Riiiiiiiiiiiight. Don’t worry, your secret’s safe with me. :wink:

For no other reason that I feel like messin’ with some minds today, I present:

Afternoon Delight

Feel free to sing along now. :smiley:

Um.

Is it here that I admit that I never realized that the girl and/or the pony died?

I thought that they had long since been dead–like a local legend, and his plantings and other quaint rituals were just a hopless attempt to avoid his Doom.

C’mon-an early snow? If anything, the crops would be killed by a LATE snow–an early one would shorten the harvest, but the plants would be almost mature…

you know that 10CC song–“I’m Not in Love”? I spent my whole life (until last year) thinking that the whispered part was, “requesting quiet; requesting quiet.”

Never made any sense to me, but neither did most rock lyrics…

I don’t mind the Hustle, but I draw the line at “You Light Up My Life.”

A girl must have some standards.

I…um…[sub]always liked Wildfire[/sub].

She ran calling Wiiiiiiiiiiiiiiiiiiiiiiiiiiildfiiiiiiiiiiiiiiiiiiiiiiiiiiire

Argh! My ears! The earmuffs, they do nothink!

They’re saying: “Big boys don’t cwy, big boys don’t cwy”, right?

Patches, I’m dependin’ on you, son…

I’ve always liked “The lion sleeps tonight”. Unfortunately, several years ago some friends of mine decided that that was REALLY being said at the beginning was…

“I winged a duck, I winged a duck”.

I’m still trying to remove that from the brain. Enjoy.

I thought is was generally agreed to be “The Pina Colada Song”.

That or,
“Longer”

Didja know they made a **movie based on that crap song?

Where is a throwing up smiley when you need one?

This really should be a Cafe Society topic but nonetheless …

I had to straighten out the debate in the Cafe Society a little while ago when it was purported that “Spock’s Brain” was the worst Star Trek episode. Many Dopers (myself included) fired back with several other episodes that really belong in the Video Hall of Infamy.

Anyway, I’d like to tell Dave Barry to shove it !!! :mad:
He has the effrontery to imply that “Wildfire” by Michael Murphy is the worst song?
Let me second those nominations for “Afternoon Delight” and “the Hustle” - two stellar examples to be found in the lowest levels of the subterranean sewer of audio excrement.

He didn’t say it was the worst song.

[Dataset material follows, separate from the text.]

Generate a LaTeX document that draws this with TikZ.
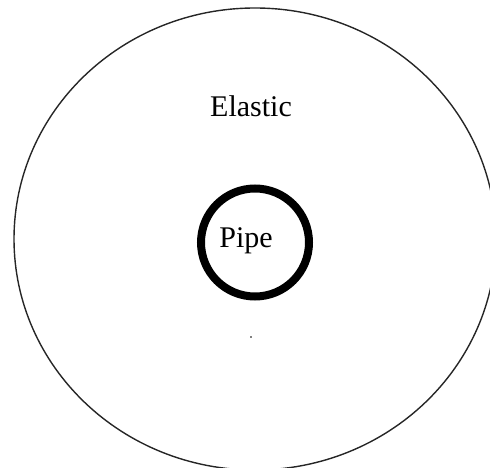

He simply had reader send him letters of what songs they didn’t like. He first published the responses as a series of columns, and then a book. In my eyes they are all equally bad. However, if you said that to Dave Barry, do you know what he would do?!

He would apologize.

He insulted Billy Joel in one column, and was amazed by the amount of negative responses received. He went on to say a series of increasingly impossible positive thing about Billy Joel, each one more impossible than the last.

Dave Barry’s Book of Bad Songs

We had joy, we had fun,

…ow! OK, I’m leaving, I’m leaving!

Song you won’t admit you like but I know you do: Moonlight Feels Right

Song worse than any mentioned in this thread so far: Thunder Island

I was about 26 when I heard “Afternoon Delight” for the first time in years (my dad listened to a lot of older stuff when I was a kid, but I think that one wasn’t on most stations’ playlists) and realized what it was about. Somehow I managed to avoid driving off the road laughing – what’s the big deal about having sex during the day???

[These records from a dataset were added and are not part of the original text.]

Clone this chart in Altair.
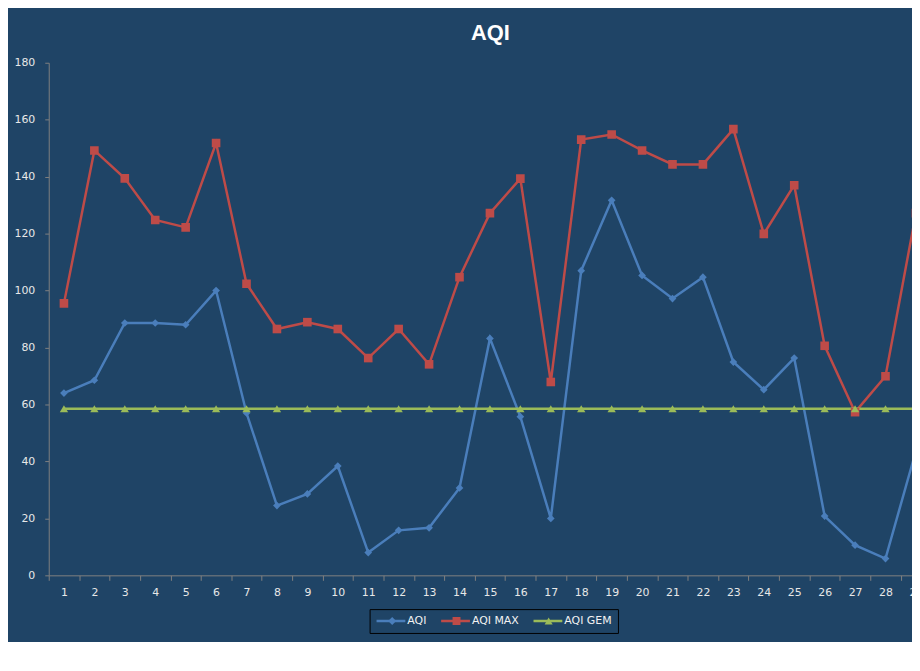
import altair as alt
import pandas as pd

# day number on the x axis
days = list(range(1, 30))

aqi = [64, 68.5, 88.6, 88.6, 88, 100, 57, 24.5, 28.6, 38.4, 8, 15.8, 16.7, 30.7, 83.2,
       55.7, 20, 107, 131.7, 105.3, 97.2, 104.7, 74.9, 65.2, 76.3, 20.8, 10.6, 5.9, 43.7]
aqi_max = [95.5, 149.2, 139.4, 124.8, 122.2, 151.8, 102.4, 86.5, 88.9, 86.5, 76.3, 86.5, 74.1, 104.7, 127.2,
           139.3, 67.9, 153, 154.8, 149.2, 144.3, 144.3, 156.7, 119.9, 137, 80.6, 57.3, 69.9, 127.2]
aqi_gem = [58.5] * 29

series_names = ["AQI", "AQI MAX", "AQI GEM"]
series_colors = ["#4A7EBB", "#BE4B48", "#9BBB59"]
marker_shapes = ["diamond", "square", "triangle-up"]
marker_sizes = [60, 75, 70]
# x of each marker inside the legend box (over the middle of its legend line)
marker_legend_x = [334.75, 399.5, 492.25]

df = pd.concat([
    pd.DataFrame({"day": days, "series": name, "value": vals})
    for name, vals in zip(series_names, [aqi, aqi_max, aqi_gem])
])

bg = "#1F4466"
step = 30.63
plot_w = 869
plot_h = 516

x = alt.X("day:Q", title=None,
          scale=alt.Scale(domain=[0.5, 0.5 + plot_w / step], nice=False, zero=False),
          axis=alt.Axis(values=[d - 0.5 for d in days], labelExpr="'' + (datum.value + 0.5)",
                        labelOffset=step / 2, labelFlush=False, labelOverlap=False,
                        tickSize=5, labelPadding=6, grid=False))
y = alt.Y("value:Q", title=None,
          scale=alt.Scale(domain=[0, 180], nice=False),
          axis=alt.Axis(values=list(range(0, 181, 20)), tickSize=4, labelPadding=10, grid=False))

# legend of the lines (with the box and the labels)
line_legend = alt.Legend(title=None, orient="none", legendX=323, legendY=550, direction="horizontal",
                         symbolType="stroke", symbolSize=841, symbolStrokeWidth=2.5, clipHeight=13,
                         labelOffset=0.5, columnPadding=13, padding=5.5, strokeColor="#000000",
                         labelColor="#F2F2F2", labelFont="DejaVu Sans", labelFontSize=11)

lines = alt.Chart(df).mark_line(strokeWidth=2.5, clip=True).encode(
    x=x, y=y,
    stroke=alt.Stroke("series:N", sort=series_names,
                      scale=alt.Scale(range=series_colors), legend=line_legend),
    detail="series:N"
)

# one marker layer per series, each with its own shape and a one-entry legend
# that puts the marker on top of its line in the legend box
marker_layers = []
for name, col, shp, sz, lx in zip(series_names, series_colors, marker_shapes, marker_sizes, marker_legend_x):
    mleg = alt.Legend(title=None, orient="none", legendX=lx, legendY=550, direction="horizontal",
                      symbolType=shp, symbolSize=64, symbolStrokeWidth=0, symbolOpacity=1,
                      clipHeight=13, padding=5.5, labelOffset=2, labelExpr="' '",
                      labelFont="DejaVu Sans", labelFontSize=11)
    marker_layers.append(
        alt.Chart(df).transform_filter(alt.datum.series == name)
        .mark_point(filled=True, opacity=1, shape=shp, size=sz, clip=True)
        .encode(x=x, y=y,
                fill=alt.Fill("series:N", scale=alt.Scale(domain=[name], range=[col]), legend=mleg))
    )

chart = alt.layer(lines, *marker_layers).resolve_scale(
    fill="independent"
).properties(
    width=plot_w,
    height=plot_h,
    autosize=alt.AutoSizeParams(type="none"),
    padding={"left": 41, "top": 53, "right": 0, "bottom": 65},
    background=bg,
    title=alt.TitleParams("AQI", font="Liberation Sans", fontSize=22, fontWeight="bold",
                          color="#FFFFFF", frame="group", anchor="middle", dx=10, dy=26,
                          baseline="alphabetic", offset=21),
).configure_view(
    stroke=None
).configure_axis(
    domainColor="#808080", tickColor="#808080", domainWidth=1, tickWidth=1,
    labelColor="#E8E8E8", labelFont="DejaVu Sans", labelFontSize=11
)

chart.save("out.html", embed_options={"renderer": "svg", "actions": False})
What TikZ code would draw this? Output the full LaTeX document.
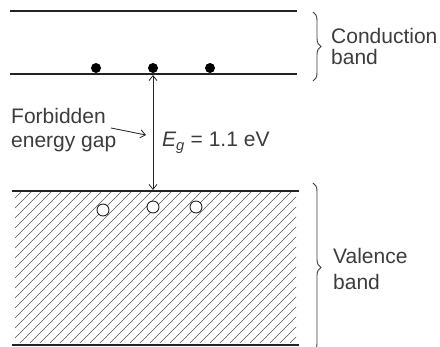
\documentclass[tikz,border=0pt]{standalone}
\usepackage{fontspec}
\setmainfont{Liberation Sans}
\usepackage{xcolor}
\usetikzlibrary{arrows.meta, decorations.pathreplacing}
\definecolor{bandline}{RGB}{35, 35, 35}
\definecolor{labelgray}{RGB}{60, 60, 60}
\definecolor{hatchgray}{RGB}{80, 80, 80}

\begin{document}
\begin{tikzpicture}[x=1pt, y=-1pt, font=\fontsize{21}{24}\selectfont,
  >={Straight Barb[length=5pt, width=8pt]},
  level/.style={draw=bandline, line width=1.3pt},
  elec/.style={circle, fill=black, inner sep=0pt, minimum size=10pt},
  hole/.style={circle, draw=bandline, fill=white, inner sep=0pt,
               minimum size=12pt, line width=0.9pt},
  bandbrace/.style={decorate, decoration={brace, amplitude=8pt},
                    draw=labelgray, line width=0.9pt},
  txt/.style={text=labelgray, align=left, inner sep=0pt}]
  \useasboundingbox (0,0) rectangle (440,347);
  % valence band hatching
  \begin{scope}
    \clip (15,191) rectangle (296,343);
    \foreach \i in {-170,-160,...,300}
      \draw[hatchgray, line width=0.45pt] (\i,343) -- (\i+170,173);
  \end{scope}
  \coordinate (ctop-l) at (10,11);  \coordinate (ctop-r) at (297,11);
  \coordinate (cbot-l) at (10,74);  \coordinate (cbot-r) at (297,74);
  \coordinate (vtop-l) at (12,191); \coordinate (vtop-r) at (299,191);
  \coordinate (vbot-l) at (12,345); \coordinate (vbot-r) at (299,345);
  \draw[level] (ctop-l) -- (ctop-r);
  \draw[level] (cbot-l) -- (cbot-r);
  \draw[level] (vtop-l) -- (vtop-r);
  \draw[level, line width=2pt] (vbot-l) -- (vbot-r);
  \node[elec] (e1) at (96,68)  {};
  \node[elec] (e2) at (153,68) {};
  \node[elec] (e3) at (210,68) {};
  \node[hole] (h1) at (103,210) {};
  \node[hole] (h2) at (153,207) {};
  \node[hole] (h3) at (196,207) {};
  \coordinate (gaptop) at (153,75);
  \coordinate (gapbot) at (153,190);
  \draw[<->, bandline, line width=0.8pt] (gaptop) -- (gapbot);
  \node[txt, anchor=north west] (forb) at (11,108) {Forbidden\\[0pt]energy gap};
  \coordinate (gapnote) at (111,128);
  \coordinate (gaptip) at (146,135);
  \draw[->, bandline, line width=0.8pt] (gapnote) -- (gaptip);
  \node[txt, anchor=base west] (eg) at (162,147)
    {{\itshape E}\textsubscript{\itshape g} = 1.1 eV};
  \coordinate (cb-a) at (313,12);  \coordinate (cb-b) at (313,81);
  \coordinate (vb-a) at (313,183); \coordinate (vb-b) at (313,352);
  \draw[bandbrace] (cb-a) -- (cb-b);
  \draw[bandbrace] (vb-a) -- (vb-b);
  \node[txt, anchor=north west] (cond) at (331,28) {Conduction\\[-3pt]band};
  \node[txt, anchor=north west] (val) at (333,248) {Valence\\[2pt]band};
\end{tikzpicture}
\end{document}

I dunno, but if I whistle that song while we are, then all of a sudden we aren’t anymore. :dubious:

“Awingaway” I’ll be meeting you in GD shortly. I do agree however that the song is a terrific one.

If your guilty pleasures are sappy ballads you have a fate of your own making. Mind you I’m not holding myself up on a pedestal, I own every single E.L.O. Album. :rolleyes:

I had a moment of Zen recently when my 26 year old stepson wanted to play a CD on the way to a party at my wife’s friend’s house. It seemed a little surreal for him to put in a new agey Enya disk after I removed mine, The Ramones: Loud, Fast, their toughest hits. I may be the only member of the AARP that has that album. :eek: The nice thing about the Ramones is that it doesn’t make any differece if you hear the lyrics correctly or not. I still don’t know why the hell Judy the runt and Jackie the punk went to Berlin to join the Ice Capades or why the KKK would have any compelling interest in taking my baby away.